The CBU had over 10, 000 students but only 2, 000 are accommodated because of the shortage of dormitories.
Some students were picked up by the police at the weekend for spending nights in corridors, laboratories and other spaces at CBU.
But in the interview, Mbewe said scores of students have resorted to a hunger strike to press management against enforcing the ban.
He said students would take to the streets in order to get the attention of the CBU management as well as that of Education Minister John Phiri because this was the language they understood.
Mbewe who confirmed the planed public protest said the students met on Monday and resolved to mobilize themselves for a major demonstration.

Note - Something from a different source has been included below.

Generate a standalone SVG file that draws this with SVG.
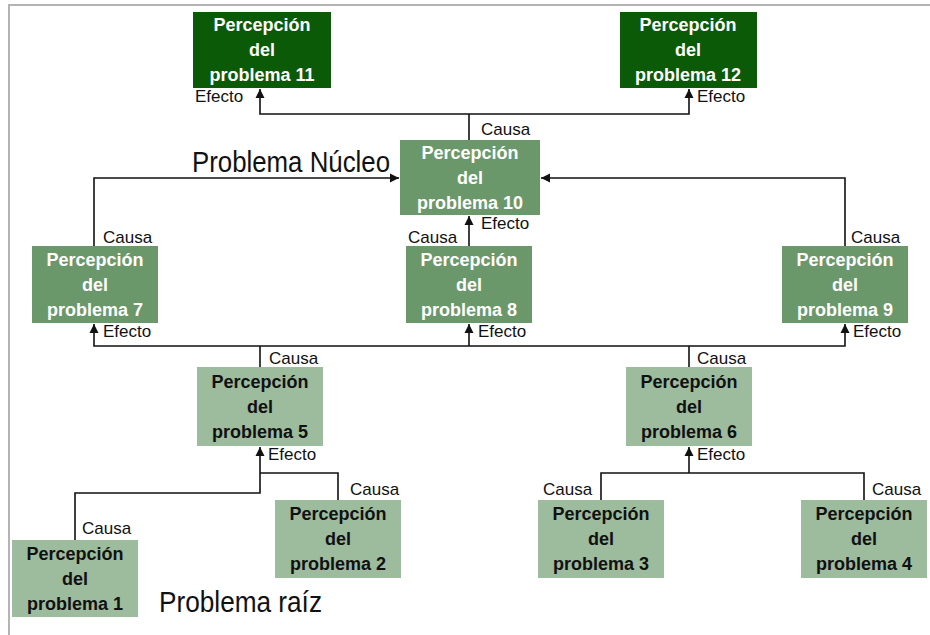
<svg xmlns="http://www.w3.org/2000/svg" width="930" height="635" viewBox="0 0 930 635">
<style>
.frame{stroke:#b4b4b4;stroke-width:2;fill:none}
.dk{fill:#0b5a08}
.md{fill:#6b986b}
.lt{fill:#9dbb9d}
.bt{font-family:"Liberation Sans",Arial,sans-serif;font-weight:bold;font-size:18px;text-anchor:middle}
.w{fill:#ffffff}
.b{fill:#111111}
.lbl{font-family:"Liberation Sans",Arial,sans-serif;font-size:17px;fill:#111111}
.big{font-family:"Liberation Sans",Arial,sans-serif;font-size:30px;fill:#111111}
.cn{stroke:#111111;stroke-width:1.6;fill:none}
</style>
<defs>
<marker id="ah" markerUnits="userSpaceOnUse" markerWidth="10" markerHeight="10" refX="9" refY="5" orient="auto">
<path d="M0,0.5 L9,5 L0,9.5 Z" fill="#111111"/>
</marker>
</defs>
<rect width="930" height="635" fill="#ffffff"/>
<path class="frame" d="M9,635 V5 H930"/>

<g id="connectors">
<path class="cn" d="M469,140 V114"/>
<path class="cn" d="M469,114 H260 V89" marker-end="url(#ah)"/>
<path class="cn" d="M469,114 H689 V89" marker-end="url(#ah)"/>
<path class="cn" d="M94,246 V178 H399" marker-end="url(#ah)"/>
<path class="cn" d="M845,246 V178 H541" marker-end="url(#ah)"/>
<path class="cn" d="M469,246 V216" marker-end="url(#ah)"/>
<path class="cn" d="M260,367 V346"/>
<path class="cn" d="M689,367 V346"/>
<path class="cn" d="M469,346 H94 V324" marker-end="url(#ah)"/>
<path class="cn" d="M469,346 V324" marker-end="url(#ah)"/>
<path class="cn" d="M469,346 H845 V324" marker-end="url(#ah)"/>
<path class="cn" d="M75,540 V493 H260 V447" marker-end="url(#ah)"/>
<path class="cn" d="M338,500 V473 H260"/>
<path class="cn" d="M601,500 V473 H864 V500"/>
<path class="cn" d="M689,473 V447" marker-end="url(#ah)"/>
</g>

<g id="labels">
<text class="lbl" x="195" y="102">Efecto</text>
<text class="lbl" x="697" y="102">Efecto</text>
<text class="lbl" x="481" y="135">Causa</text>
<text class="lbl" x="481" y="229">Efecto</text>
<text class="lbl" x="408" y="243">Causa</text>
<text class="lbl" x="103" y="243">Causa</text>
<text class="lbl" x="851" y="243">Causa</text>
<text class="lbl" x="103" y="337">Efecto</text>
<text class="lbl" x="478" y="337">Efecto</text>
<text class="lbl" x="853" y="337">Efecto</text>
<text class="lbl" x="269" y="364">Causa</text>
<text class="lbl" x="697" y="364">Causa</text>
<text class="lbl" x="268" y="460">Efecto</text>
<text class="lbl" x="697" y="460">Efecto</text>
<text class="lbl" x="350" y="495">Causa</text>
<text class="lbl" x="543" y="495">Causa</text>
<text class="lbl" x="872" y="495">Causa</text>
<text class="lbl" x="82" y="534">Causa</text>
<text class="big" x="192" y="172" textLength="198" lengthAdjust="spacingAndGlyphs">Problema Núcleo</text>
<text class="big" x="159" y="612" textLength="163" lengthAdjust="spacingAndGlyphs">Problema raíz</text>
</g>

<g id="n11">
<rect class="dk" x="193" y="12" width="138" height="76"/>
<text class="bt w"><tspan x="262" y="31">Percepción</tspan><tspan x="262" y="56">del</tspan><tspan x="262" y="81">problema 11</tspan></text>
</g>
<g id="n12">
<rect class="dk" x="620" y="12" width="137" height="76"/>
<text class="bt w"><tspan x="688" y="31">Percepción</tspan><tspan x="688" y="56">del</tspan><tspan x="688" y="81">problema 12</tspan></text>
</g>
<g id="n10">
<rect class="md" x="400" y="140" width="140" height="75"/>
<text class="bt w"><tspan x="470" y="159">Percepción</tspan><tspan x="470" y="184">del</tspan><tspan x="470" y="209">problema 10</tspan></text>
</g>
<g id="n7">
<rect class="md" x="32" y="246" width="126" height="77"/>
<text class="bt w"><tspan x="95" y="266">Percepción</tspan><tspan x="95" y="291">del</tspan><tspan x="95" y="316">problema 7</tspan></text>
</g>
<g id="n8">
<rect class="md" x="406" y="246" width="126" height="77"/>
<text class="bt w"><tspan x="469" y="266">Percepción</tspan><tspan x="469" y="291">del</tspan><tspan x="469" y="316">problema 8</tspan></text>
</g>
<g id="n9">
<rect class="md" x="782" y="246" width="126" height="77"/>
<text class="bt w"><tspan x="845" y="266">Percepción</tspan><tspan x="845" y="291">del</tspan><tspan x="845" y="316">problema 9</tspan></text>
</g>
<g id="n5">
<rect class="lt" x="197" y="367" width="126" height="79"/>
<text class="bt b"><tspan x="260" y="388">Percepción</tspan><tspan x="260" y="413">del</tspan><tspan x="260" y="438">problema 5</tspan></text>
</g>
<g id="n6">
<rect class="lt" x="626" y="367" width="126" height="79"/>
<text class="bt b"><tspan x="689" y="388">Percepción</tspan><tspan x="689" y="413">del</tspan><tspan x="689" y="438">problema 6</tspan></text>
</g>
<g id="n1">
<rect class="lt" x="12" y="540" width="126" height="77"/>
<text class="bt b"><tspan x="75" y="560">Percepción</tspan><tspan x="75" y="585">del</tspan><tspan x="75" y="610">problema 1</tspan></text>
</g>
<g id="n2">
<rect class="lt" x="275" y="500" width="126" height="78"/>
<text class="bt b"><tspan x="338" y="520">Percepción</tspan><tspan x="338" y="545">del</tspan><tspan x="338" y="570">problema 2</tspan></text>
</g>
<g id="n3">
<rect class="lt" x="538" y="500" width="126" height="78"/>
<text class="bt b"><tspan x="601" y="520">Percepción</tspan><tspan x="601" y="545">del</tspan><tspan x="601" y="570">problema 3</tspan></text>
</g>
<g id="n4">
<rect class="lt" x="801" y="500" width="126" height="78"/>
<text class="bt b"><tspan x="864" y="520">Percepción</tspan><tspan x="864" y="545">del</tspan><tspan x="864" y="570">problema 4</tspan></text>
</g>
</svg>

“We are in a very tight situation as union leaders. These students can even descend on us. We had to intervene as a union to convince and stop the students from implementing the planned protest but they listened to us in view of continued dialogue so that we can resolve the matter in peace,” he said.
He said the students were on standby to stage the protest and they were being led by the ‘monks’, a popular term that refers to male students that do not have girlfriends. Mbewe said the monks had mobilized themselves to stop CBU security personnel from evicting squatters at the university.
“The situation was so bad on Saturday after the students fought running battles with the university security guards who were sent to search and evict squatters. The management must handle this matter carefully because it can get out of hand. We have many students who are ready to face the police when they come. “We who are in the union, together with many other students have gone on hunger strike because we want to get the attention of management so that they can reverse the decision to ban squatting on the university campus. We don’t want to be violent and this is why we have decided to go on hunger strike so that the vice-chancellor can develop a soft heart,” Mr Mbewe said.
In Lusaka, word has filtered through to the University of Zambia (UNZA), where the Great East Road campus students are also planning to protest a ban on squatting in the dormitories.
The students said UNZA management should learn to dialogue instead of taking harsh decisions realising that the university had an acute shortage of bed space.
The students at UNZA said protesting was the only language management and government understood, instead of dialogue.
In separate interviews last week, UNZA students also said they were worried at President Michael Sata’s continued silence on the problems that had engulfed institutions of higher learning in Zambia.